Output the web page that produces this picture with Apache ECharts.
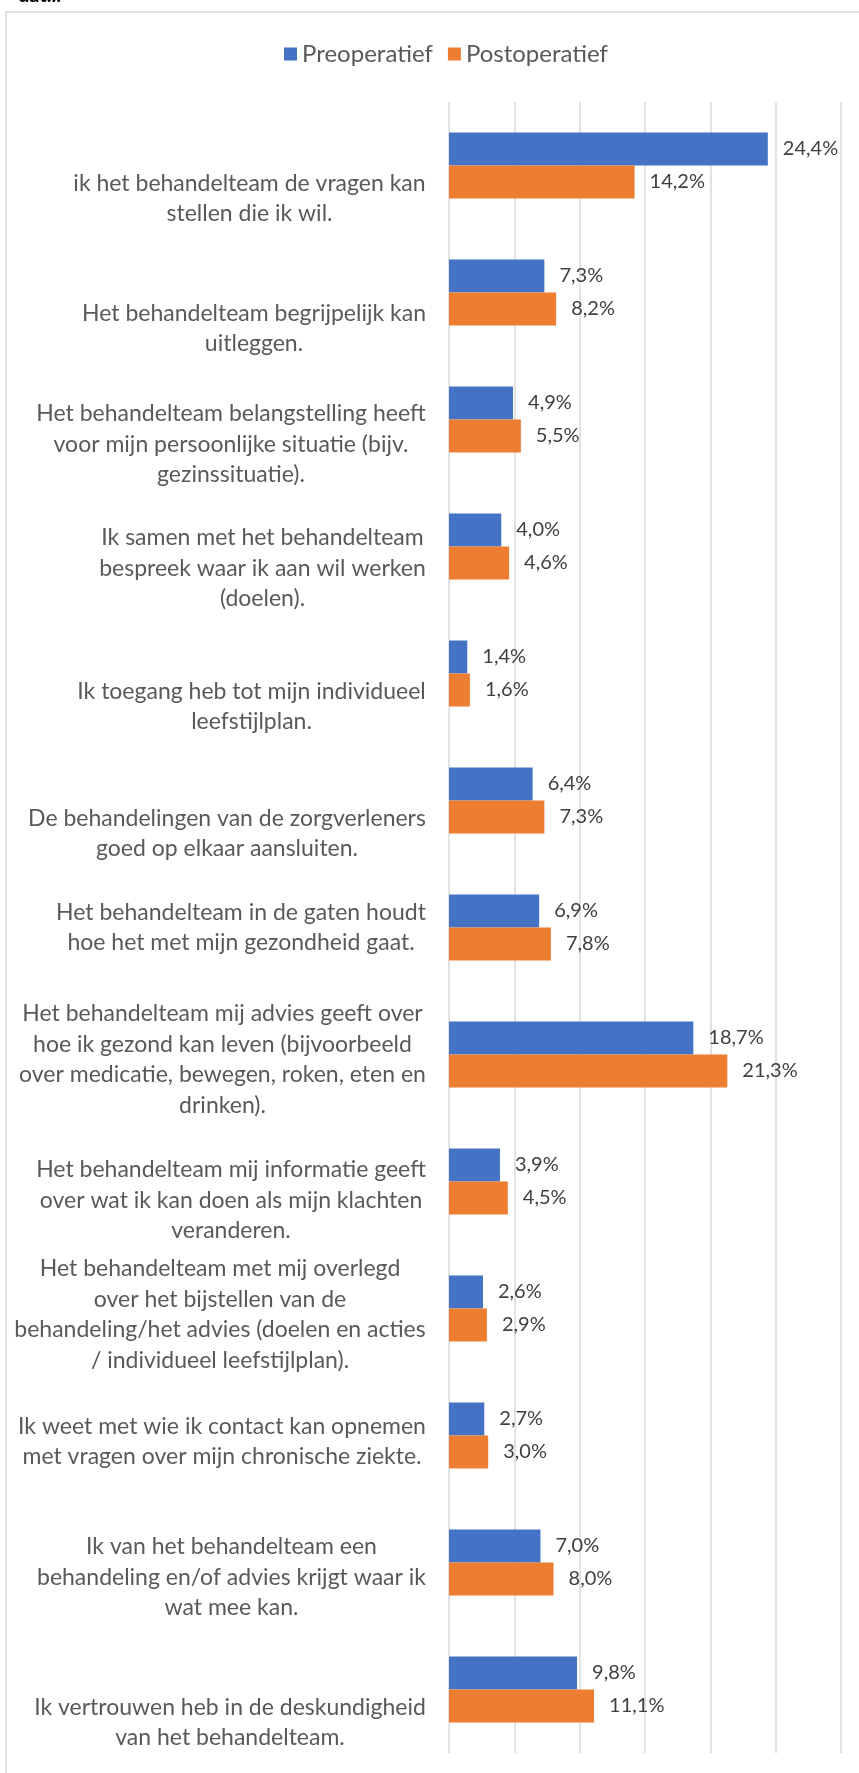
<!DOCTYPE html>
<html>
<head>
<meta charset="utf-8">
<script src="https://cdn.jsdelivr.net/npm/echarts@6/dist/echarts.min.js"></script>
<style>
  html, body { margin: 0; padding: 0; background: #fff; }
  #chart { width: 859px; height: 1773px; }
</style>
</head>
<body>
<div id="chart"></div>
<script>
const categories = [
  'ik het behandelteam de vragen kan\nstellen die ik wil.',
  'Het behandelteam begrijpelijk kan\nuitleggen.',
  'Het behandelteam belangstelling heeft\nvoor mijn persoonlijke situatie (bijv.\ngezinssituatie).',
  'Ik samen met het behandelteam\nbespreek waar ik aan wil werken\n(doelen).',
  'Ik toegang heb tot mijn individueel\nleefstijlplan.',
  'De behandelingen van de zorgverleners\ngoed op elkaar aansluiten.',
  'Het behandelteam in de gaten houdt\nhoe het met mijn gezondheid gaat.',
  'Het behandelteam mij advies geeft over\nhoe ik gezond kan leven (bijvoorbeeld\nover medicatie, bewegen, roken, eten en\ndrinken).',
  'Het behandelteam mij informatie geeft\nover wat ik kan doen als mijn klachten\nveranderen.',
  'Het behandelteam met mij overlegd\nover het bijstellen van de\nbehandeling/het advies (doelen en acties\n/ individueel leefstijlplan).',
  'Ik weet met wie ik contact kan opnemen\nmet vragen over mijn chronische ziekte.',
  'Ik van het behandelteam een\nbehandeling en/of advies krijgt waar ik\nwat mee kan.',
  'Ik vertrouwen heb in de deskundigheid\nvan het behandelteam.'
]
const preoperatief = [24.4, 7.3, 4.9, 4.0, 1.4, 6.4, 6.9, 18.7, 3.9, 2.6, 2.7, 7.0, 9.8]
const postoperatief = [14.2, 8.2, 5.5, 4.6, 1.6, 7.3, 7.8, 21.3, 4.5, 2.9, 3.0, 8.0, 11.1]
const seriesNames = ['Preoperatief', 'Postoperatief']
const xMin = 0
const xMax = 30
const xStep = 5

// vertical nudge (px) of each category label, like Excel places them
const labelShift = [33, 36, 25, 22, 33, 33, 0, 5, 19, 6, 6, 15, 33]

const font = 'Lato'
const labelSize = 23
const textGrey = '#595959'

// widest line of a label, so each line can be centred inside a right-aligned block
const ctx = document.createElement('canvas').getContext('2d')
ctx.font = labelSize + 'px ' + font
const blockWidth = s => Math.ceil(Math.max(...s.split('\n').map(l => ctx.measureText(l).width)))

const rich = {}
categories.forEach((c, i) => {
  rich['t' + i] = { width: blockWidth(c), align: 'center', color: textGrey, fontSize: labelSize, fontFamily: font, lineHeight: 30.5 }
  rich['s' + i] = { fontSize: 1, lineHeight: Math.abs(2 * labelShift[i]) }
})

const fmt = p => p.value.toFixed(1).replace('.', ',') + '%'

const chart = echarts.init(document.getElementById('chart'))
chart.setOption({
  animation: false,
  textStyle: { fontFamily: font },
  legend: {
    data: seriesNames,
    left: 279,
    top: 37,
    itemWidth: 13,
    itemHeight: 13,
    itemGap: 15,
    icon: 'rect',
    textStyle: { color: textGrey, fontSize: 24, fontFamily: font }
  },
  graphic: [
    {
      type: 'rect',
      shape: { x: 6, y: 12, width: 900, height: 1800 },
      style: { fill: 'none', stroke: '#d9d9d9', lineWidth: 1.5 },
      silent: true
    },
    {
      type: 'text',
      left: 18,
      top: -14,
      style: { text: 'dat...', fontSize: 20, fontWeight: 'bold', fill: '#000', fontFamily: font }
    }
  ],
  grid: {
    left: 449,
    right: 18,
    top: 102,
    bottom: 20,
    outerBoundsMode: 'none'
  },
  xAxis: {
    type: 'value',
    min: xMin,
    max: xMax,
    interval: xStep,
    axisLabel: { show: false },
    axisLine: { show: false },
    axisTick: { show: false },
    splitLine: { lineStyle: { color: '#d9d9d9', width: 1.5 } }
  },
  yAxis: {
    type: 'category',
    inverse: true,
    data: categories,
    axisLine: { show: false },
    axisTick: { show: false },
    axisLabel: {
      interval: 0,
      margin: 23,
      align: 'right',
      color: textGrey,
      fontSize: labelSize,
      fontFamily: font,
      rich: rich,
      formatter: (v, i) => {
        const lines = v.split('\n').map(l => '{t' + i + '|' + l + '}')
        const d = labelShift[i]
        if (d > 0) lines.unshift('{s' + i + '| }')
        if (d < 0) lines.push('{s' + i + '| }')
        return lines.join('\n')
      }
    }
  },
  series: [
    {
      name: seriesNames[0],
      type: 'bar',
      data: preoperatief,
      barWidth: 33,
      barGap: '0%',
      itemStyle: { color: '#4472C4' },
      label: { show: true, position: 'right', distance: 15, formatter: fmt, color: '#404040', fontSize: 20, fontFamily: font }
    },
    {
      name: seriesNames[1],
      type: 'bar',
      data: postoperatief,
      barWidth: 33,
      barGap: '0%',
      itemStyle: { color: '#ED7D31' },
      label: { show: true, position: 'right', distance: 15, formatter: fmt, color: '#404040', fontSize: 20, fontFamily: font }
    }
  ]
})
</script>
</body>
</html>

§ **Written problem**
Pictures excluded, repeat exactly the lines from the top of the material through the line with "const textGrey = '#595959'", including both of those lines.

§ **Task response**
Output the web page that produces this picture with Apache ECharts.
<!DOCTYPE html>
<html>
<head>
<meta charset="utf-8">
<script src="https://cdn.jsdelivr.net/npm/echarts@6/dist/echarts.min.js"></script>
<style>
  html, body { margin: 0; padding: 0; background: #fff; }
  #chart { width: 859px; height: 1773px; }
</style>
</head>
<body>
<div id="chart"></div>
<script>
const categories = [
  'ik het behandelteam de vragen kan\nstellen die ik wil.',
  'Het behandelteam begrijpelijk kan\nuitleggen.',
  'Het behandelteam belangstelling heeft\nvoor mijn persoonlijke situatie (bijv.\ngezinssituatie).',
  'Ik samen met het behandelteam\nbespreek waar ik aan wil werken\n(doelen).',
  'Ik toegang heb tot mijn individueel\nleefstijlplan.',
  'De behandelingen van de zorgverleners\ngoed op elkaar aansluiten.',
  'Het behandelteam in de gaten houdt\nhoe het met mijn gezondheid gaat.',
  'Het behandelteam mij advies geeft over\nhoe ik gezond kan leven (bijvoorbeeld\nover medicatie, bewegen, roken, eten en\ndrinken).',
  'Het behandelteam mij informatie geeft\nover wat ik kan doen als mijn klachten\nveranderen.',
  'Het behandelteam met mij overlegd\nover het bijstellen van de\nbehandeling/het advies (doelen en acties\n/ individueel leefstijlplan).',
  'Ik weet met wie ik contact kan opnemen\nmet vragen over mijn chronische ziekte.',
  'Ik van het behandelteam een\nbehandeling en/of advies krijgt waar ik\nwat mee kan.',
  'Ik vertrouwen heb in de deskundigheid\nvan het behandelteam.'
]
const preoperatief = [24.4, 7.3, 4.9, 4.0, 1.4, 6.4, 6.9, 18.7, 3.9, 2.6, 2.7, 7.0, 9.8]
const postoperatief = [14.2, 8.2, 5.5, 4.6, 1.6, 7.3, 7.8, 21.3, 4.5, 2.9, 3.0, 8.0, 11.1]
const seriesNames = ['Preoperatief', 'Postoperatief']
const xMin = 0
const xMax = 30
const xStep = 5

// vertical nudge (px) of each category label, like Excel places them
const labelShift = [33, 36, 25, 22, 33, 33, 0, 5, 19, 6, 6, 15, 33]

const font = 'Lato'
const labelSize = 23
const textGrey = '#595959'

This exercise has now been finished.